Collective listening to music can be a bit more difficult and brings two basic prerequisites to the table. First of all, it is essential to agree on the kind of music being played. Not everybody likes Dubstep or Death Metal and likes to be bombarded with stress inducing dissonances while trying to handle a huge list of to-dos. DJ Guenter Pellner makes sure that this kind of “noise” is only running when the two of us are alone in the office for once.
He also makes sure to adjust the volume of the music or shut it down as soon as someone calls for quiet, which is the second important prerequisite. Customers do not need to hear “Kissed by a rose” in the background during teleconferences as soon as Centigrade unmutes. Especially not when coworkers sing along with more passion than talent (including me). Besides that, it can be difficult to ignore speakers without using uncomfortable ear protection. If somebody really needs silence to delve into their work others have to respect that. It generally seems like a good idea to agree on an etiquette, which might only be possible in small groups, since everybody has to be absolutely consent with this set of rules.

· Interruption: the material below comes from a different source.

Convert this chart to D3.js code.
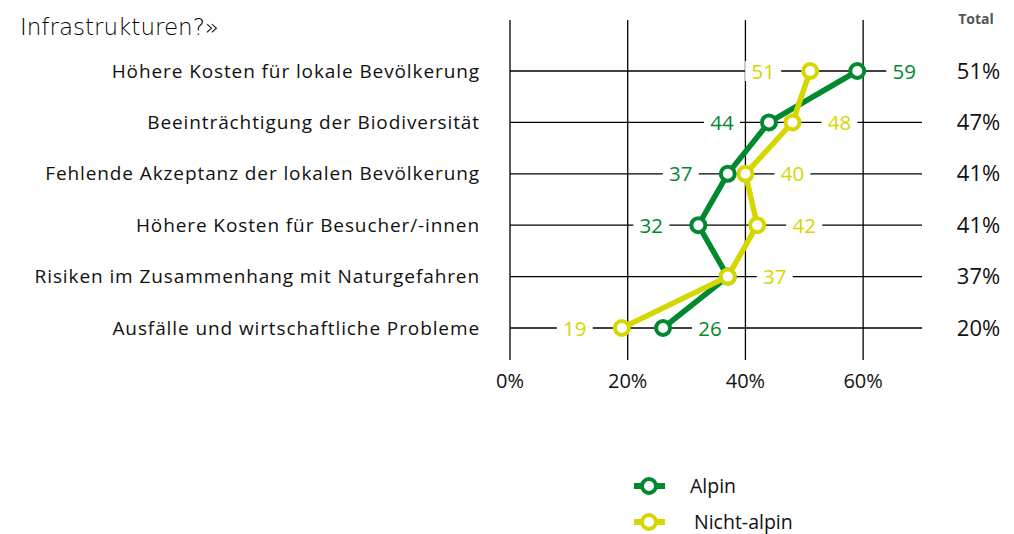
<!DOCTYPE html>
<html><head><meta charset="utf-8">
<script src="https://cdn.jsdelivr.net/npm/d3@7"></script>
<style>body{margin:0;background:#fff}svg{display:block}</style>
</head><body>
<svg id="c" width="1014" height="534"></svg>
<script>
const categories = [
  "Höhere Kosten für lokale Bevölkerung",
  "Beeinträchtigung der Biodiversität",
  "Fehlende Akzeptanz der lokalen Bevölkerung",
  "Höhere Kosten für Besucher/-innen",
  "Risiken im Zusammenhang mit Naturgefahren",
  "Ausfälle und wirtschaftliche Probleme"
];
const alpin = [59, 44, 37, 32, 37, 26];
const nichtAlpin = [51, 48, 40, 42, 37, 19];
const totals = ["51%", "47%", "41%", "41%", "37%", "20%"];
const alpinLabelSide = [1, -1, -1, -1, 0, 1];
const nichtLabelSide = [-1, 1, 1, 1, 1, -1];
const xTicks = [0, 20, 40, 60];
const seriesNames = ["Alpin", "Nicht-alpin"];

const GREEN = "#00892f", YELLOW = "#d6d600";
const svg = d3.select("#c");
const font = "'Open Sans', 'Noto Sans', sans-serif";

const x = d3.scaleLinear().domain([0, 70]).range([510, 922]);
const y = d3.scalePoint().domain(categories).range([71, 328]);

// title
svg.append("text").attr("x", 20).attr("y", 35).attr("font-family", "'DejaVu Sans', sans-serif")
  .attr("font-size", 23).attr("font-weight", 200).attr("fill", "#000")
  .text("Infrastrukturen?»");

// grid
const g = svg.append("g");
g.selectAll("line.v").data(xTicks).join("line")
  .attr("x1", d => x(d)).attr("x2", d => x(d)).attr("y1", 20).attr("y2", 360)
  .attr("stroke", "#000").attr("stroke-width", 1.3);
g.selectAll("line.h").data(categories).join("line")
  .attr("x1", x(0)).attr("x2", x(70)).attr("y1", d => y(d)).attr("y2", d => y(d))
  .attr("stroke", "#000").attr("stroke-width", 1.3);

// x tick labels
svg.selectAll("text.xt").data(xTicks).join("text")
  .attr("x", d => x(d)).attr("y", 388).attr("text-anchor", "middle")
  .attr("font-family", font).attr("font-size", 20).attr("fill", "#111")
  .text(d => d + "%");

// category labels
svg.selectAll("text.cat").data(categories).join("text")
  .attr("x", 480).attr("y", d => y(d) + 6.5).attr("text-anchor", "end")
  .attr("font-family", font).attr("font-size", 19).attr("letter-spacing", 0.9).attr("fill", "#111")
  .text(d => d);

// total
svg.append("text").attr("x", 976).attr("y", 24).attr("text-anchor", "middle")
  .attr("font-family", font).attr("font-size", 14).attr("font-weight", 700).attr("fill", "#555").text("Total");
svg.selectAll("text.tot").data(totals).join("text")
  .attr("x", 978.5).attr("y", (d, i) => y(categories[i]) + 7.5).attr("text-anchor", "middle")
  .attr("font-family", font).attr("font-size", 22).attr("fill", "#111").text(d => d);

// value labels
function labels(vals, sides, color) {
  vals.forEach((v, i) => {
    if (!sides[i]) return;
    const cx = x(v) + sides[i] * 47, cy = y(categories[i]);
    svg.append("rect").attr("x", cx - 18).attr("y", cy - 10).attr("width", 36).attr("height", 20).attr("fill", "#fff");
    svg.append("text").attr("x", cx).attr("y", cy + 7.5).attr("text-anchor", "middle")
      .attr("font-family", font).attr("font-size", 20.5).attr("fill", color).text(v);
  });
}
labels(alpin, alpinLabelSide, GREEN);
labels(nichtAlpin, nichtLabelSide, YELLOW);

// series
const line = d3.line().x(d => x(d.v)).y(d => y(d.c));
function series(vals, color) {
  const data = vals.map((v, i) => ({v, c: categories[i]}));
  svg.append("path").datum(data).attr("d", line).attr("fill", "none")
    .attr("stroke", color).attr("stroke-width", 5.5).attr("stroke-linejoin", "round");
  svg.selectAll(null).data(data).join("circle")
    .attr("cx", d => x(d.v)).attr("cy", d => y(d.c)).attr("r", 7)
    .attr("fill", "#fff").attr("stroke", color).attr("stroke-width", 4);
}
series(alpin, GREEN);
series(nichtAlpin, YELLOW);

// legend
const leg = [{n: seriesNames[0], c: GREEN, y: 486, tx: 690}, {n: seriesNames[1], c: YELLOW, y: 522, tx: 694}];
leg.forEach(l => {
  svg.append("line").attr("x1", 634).attr("x2", 665).attr("y1", l.y).attr("y2", l.y)
    .attr("stroke", l.c).attr("stroke-width", 6);
  svg.append("circle").attr("cx", 649).attr("cy", l.y).attr("r", 7).attr("fill", "#fff")
    .attr("stroke", l.c).attr("stroke-width", 4);
  svg.append("text").attr("x", l.tx).attr("y", l.y + 7).attr("font-family", font)
    .attr("font-size", 19.5).attr("fill", "#111").text(l.n);
});
</script>
</body></html>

But why listen to music collectively during the job if problems may arise? There are several arguments for this. Paradoxically, music seems to help some people to ignore unwanted ambient noise instead of amplifying it. This could be explained by Information Theory, which states that the transfer of information is interfered by noise. Such information can also be undesirable things like rattling keyboards or brooding sighs, which are obstructed by the noise of music. At the same time, you are not as isolated as with headphones on your ears and can still talk about work relevant things.
Another reason is that music can improve the social structure. People have something in common when listening to music. They share an interest, like the same thing, in some way do something together (something concurrent that allows working simultaneously) and have something to talk about. Through this it might be possible to foster teamwork and create a pleasant atmosphere in the office. Even though scientific literature maintains a low profile concerning this matter, this thought is not absurd at all because since its beginnings music has always been a part of social groups and meetings. Just think about gospel songs, national anthems, military marches or the hippie movement.
“I can go… with the flow.” – Go With The Flow, Queens of the Stone Age
But there are more advantages to this than only this effect. Some can also be experienced while listening to music in isolation. Some psychologists for example find that Flow is desirable, at least in some work situations. This is a mental state in which one is absolutely immersed in his work, forgets time and everything gets done almost automatically. Flow does not only mean to be highly productive and concentrated but also to experience a feeling of happiness according to Flow expert Mihály Csíkszentmihályi.  Flow can occur when the task that is supposed to be handled is neither too hard (anxiety) nor too easy (boredom) and there are no distractions. As already mentioned, music can help to ignore unwelcome stimuli and therefore protect against such distractions, which ultimately makes it easier to enter the Flow state.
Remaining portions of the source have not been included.